- [Exercise input]

########################################

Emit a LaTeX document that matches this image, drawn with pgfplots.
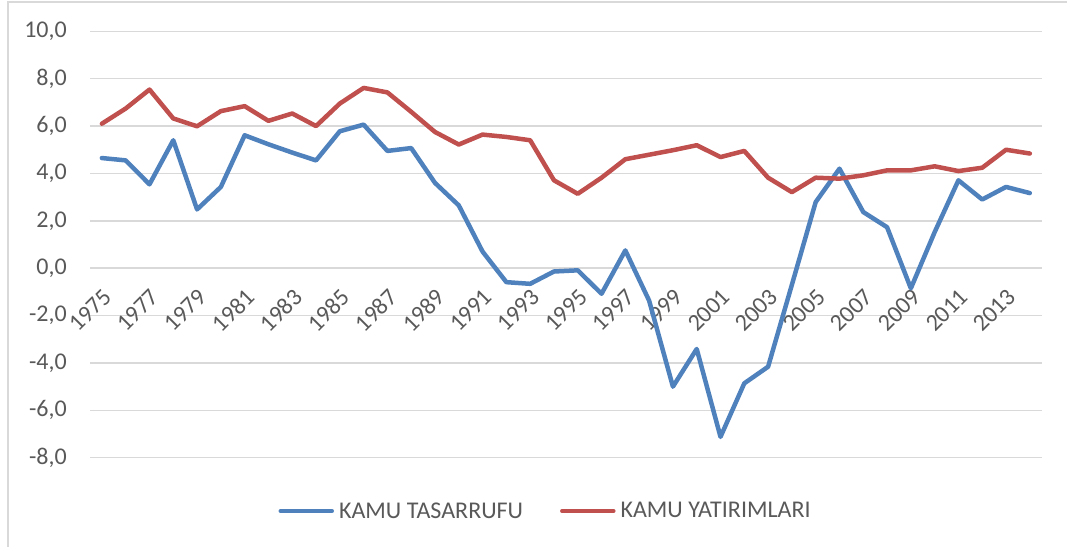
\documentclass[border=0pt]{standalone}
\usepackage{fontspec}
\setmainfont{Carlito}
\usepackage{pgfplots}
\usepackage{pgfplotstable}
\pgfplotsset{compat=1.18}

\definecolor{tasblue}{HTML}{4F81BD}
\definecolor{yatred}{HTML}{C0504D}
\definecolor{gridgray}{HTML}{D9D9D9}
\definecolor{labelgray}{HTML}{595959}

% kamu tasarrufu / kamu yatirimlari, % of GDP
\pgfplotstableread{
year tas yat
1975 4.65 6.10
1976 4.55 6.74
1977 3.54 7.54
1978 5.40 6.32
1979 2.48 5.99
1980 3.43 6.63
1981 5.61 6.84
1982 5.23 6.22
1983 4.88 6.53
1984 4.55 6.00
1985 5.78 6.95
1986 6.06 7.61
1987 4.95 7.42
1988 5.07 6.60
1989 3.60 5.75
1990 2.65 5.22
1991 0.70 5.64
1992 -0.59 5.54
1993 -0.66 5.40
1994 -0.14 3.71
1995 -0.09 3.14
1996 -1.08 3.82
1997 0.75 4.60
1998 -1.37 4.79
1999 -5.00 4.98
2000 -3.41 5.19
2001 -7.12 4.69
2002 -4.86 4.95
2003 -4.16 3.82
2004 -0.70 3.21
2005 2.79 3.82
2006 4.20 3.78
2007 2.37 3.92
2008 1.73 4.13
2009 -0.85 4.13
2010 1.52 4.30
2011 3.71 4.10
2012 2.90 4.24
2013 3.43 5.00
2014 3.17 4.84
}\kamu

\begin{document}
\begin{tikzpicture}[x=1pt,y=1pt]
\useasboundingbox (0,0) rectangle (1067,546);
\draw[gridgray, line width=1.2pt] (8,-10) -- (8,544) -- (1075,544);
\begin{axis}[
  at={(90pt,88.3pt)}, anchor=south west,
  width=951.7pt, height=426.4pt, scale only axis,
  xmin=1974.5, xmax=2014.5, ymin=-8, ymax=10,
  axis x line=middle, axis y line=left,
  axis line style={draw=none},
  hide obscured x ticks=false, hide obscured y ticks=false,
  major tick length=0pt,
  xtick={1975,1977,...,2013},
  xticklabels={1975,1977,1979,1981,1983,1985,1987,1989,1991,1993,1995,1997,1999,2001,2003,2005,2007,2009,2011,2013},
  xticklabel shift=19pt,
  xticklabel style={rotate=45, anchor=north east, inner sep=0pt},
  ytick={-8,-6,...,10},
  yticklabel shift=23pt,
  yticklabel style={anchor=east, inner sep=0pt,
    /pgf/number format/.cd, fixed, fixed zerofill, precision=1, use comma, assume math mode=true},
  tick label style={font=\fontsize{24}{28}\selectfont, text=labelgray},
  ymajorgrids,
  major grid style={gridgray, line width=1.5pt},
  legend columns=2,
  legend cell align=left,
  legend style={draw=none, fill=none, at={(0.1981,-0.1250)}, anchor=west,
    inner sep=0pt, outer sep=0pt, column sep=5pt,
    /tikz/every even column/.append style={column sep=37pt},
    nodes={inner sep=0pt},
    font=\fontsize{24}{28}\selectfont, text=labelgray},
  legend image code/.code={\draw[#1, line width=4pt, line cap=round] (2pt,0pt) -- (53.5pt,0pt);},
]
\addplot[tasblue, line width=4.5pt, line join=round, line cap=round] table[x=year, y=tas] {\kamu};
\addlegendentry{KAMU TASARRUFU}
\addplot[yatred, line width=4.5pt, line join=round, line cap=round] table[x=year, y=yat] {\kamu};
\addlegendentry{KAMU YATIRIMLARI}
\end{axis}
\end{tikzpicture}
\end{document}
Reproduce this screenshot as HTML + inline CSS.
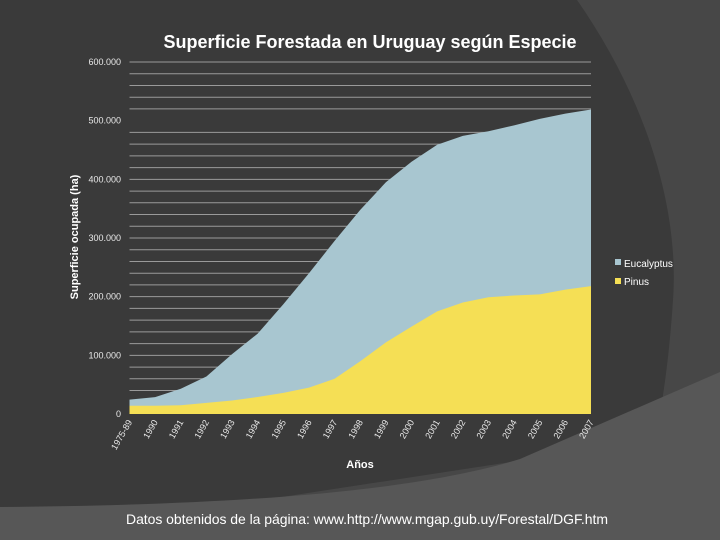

########################################

- [Aim of the exercise] Without the pictures, return all the records precisely as they stand.

- [The reply]
Emit a LaTeX document that matches this image, drawn with pgfplots.
\documentclass[border=0pt]{standalone}
\usepackage{fontspec}
\setmainfont{Carlito}
\usepackage{pgfplots}
\usepackage{pgfplotstable}
\pgfplotsset{compat=1.18}

\definecolor{tasblue}{HTML}{4F81BD}
\definecolor{yatred}{HTML}{C0504D}
\definecolor{gridgray}{HTML}{D9D9D9}
\definecolor{labelgray}{HTML}{595959}

% kamu tasarrufu / kamu yatirimlari, % of GDP
\pgfplotstableread{
year tas yat
1975 4.65 6.10
1976 4.55 6.74
1977 3.54 7.54
1978 5.40 6.32
1979 2.48 5.99
1980 3.43 6.63
1981 5.61 6.84
1982 5.23 6.22
1983 4.88 6.53
1984 4.55 6.00
1985 5.78 6.95
1986 6.06 7.61
1987 4.95 7.42
1988 5.07 6.60
1989 3.60 5.75
1990 2.65 5.22
1991 0.70 5.64
1992 -0.59 5.54
1993 -0.66 5.40
1994 -0.14 3.71
1995 -0.09 3.14
1996 -1.08 3.82
1997 0.75 4.60
1998 -1.37 4.79
1999 -5.00 4.98
2000 -3.41 5.19
2001 -7.12 4.69
2002 -4.86 4.95
2003 -4.16 3.82
2004 -0.70 3.21
2005 2.79 3.82
2006 4.20 3.78
2007 2.37 3.92
2008 1.73 4.13
2009 -0.85 4.13
2010 1.52 4.30
2011 3.71 4.10
2012 2.90 4.24
2013 3.43 5.00
2014 3.17 4.84
}\kamu

\begin{document}
\begin{tikzpicture}[x=1pt,y=1pt]
\useasboundingbox (0,0) rectangle (1067,546);
\draw[gridgray, line width=1.2pt] (8,-10) -- (8,544) -- (1075,544);
\begin{axis}[
  at={(90pt,88.3pt)}, anchor=south west,
  width=951.7pt, height=426.4pt, scale only axis,
  xmin=1974.5, xmax=2014.5, ymin=-8, ymax=10,
  axis x line=middle, axis y line=left,
  axis line style={draw=none},
  hide obscured x ticks=false, hide obscured y ticks=false,
  major tick length=0pt,
  xtick={1975,1977,...,2013},
  xticklabels={1975,1977,1979,1981,1983,1985,1987,1989,1991,1993,1995,1997,1999,2001,2003,2005,2007,2009,2011,2013},
  xticklabel shift=19pt,
  xticklabel style={rotate=45, anchor=north east, inner sep=0pt},
  ytick={-8,-6,...,10},
  yticklabel shift=23pt,
  yticklabel style={anchor=east, inner sep=0pt,
    /pgf/number format/.cd, fixed, fixed zerofill, precision=1, use comma, assume math mode=true},
  tick label style={font=\fontsize{24}{28}\selectfont, text=labelgray},
  ymajorgrids,
  major grid style={gridgray, line width=1.5pt},
  legend columns=2,
  legend cell align=left,
  legend style={draw=none, fill=none, at={(0.1981,-0.1250)}, anchor=west,
    inner sep=0pt, outer sep=0pt, column sep=5pt,
    /tikz/every even column/.append style={column sep=37pt},
    nodes={inner sep=0pt},
    font=\fontsize{24}{28}\selectfont, text=labelgray},
  legend image code/.code={\draw[#1, line width=4pt, line cap=round] (2pt,0pt) -- (53.5pt,0pt);},
]
\addplot[tasblue, line width=4.5pt, line join=round, line cap=round] table[x=year, y=tas] {\kamu};
\addlegendentry{KAMU TASARRUFU}
\addplot[yatred, line width=4.5pt, line join=round, line cap=round] table[x=year, y=yat] {\kamu};
\addlegendentry{KAMU YATIRIMLARI}
\end{axis}
\end{tikzpicture}
\end{document}
Reproduce this screenshot as HTML + inline CSS.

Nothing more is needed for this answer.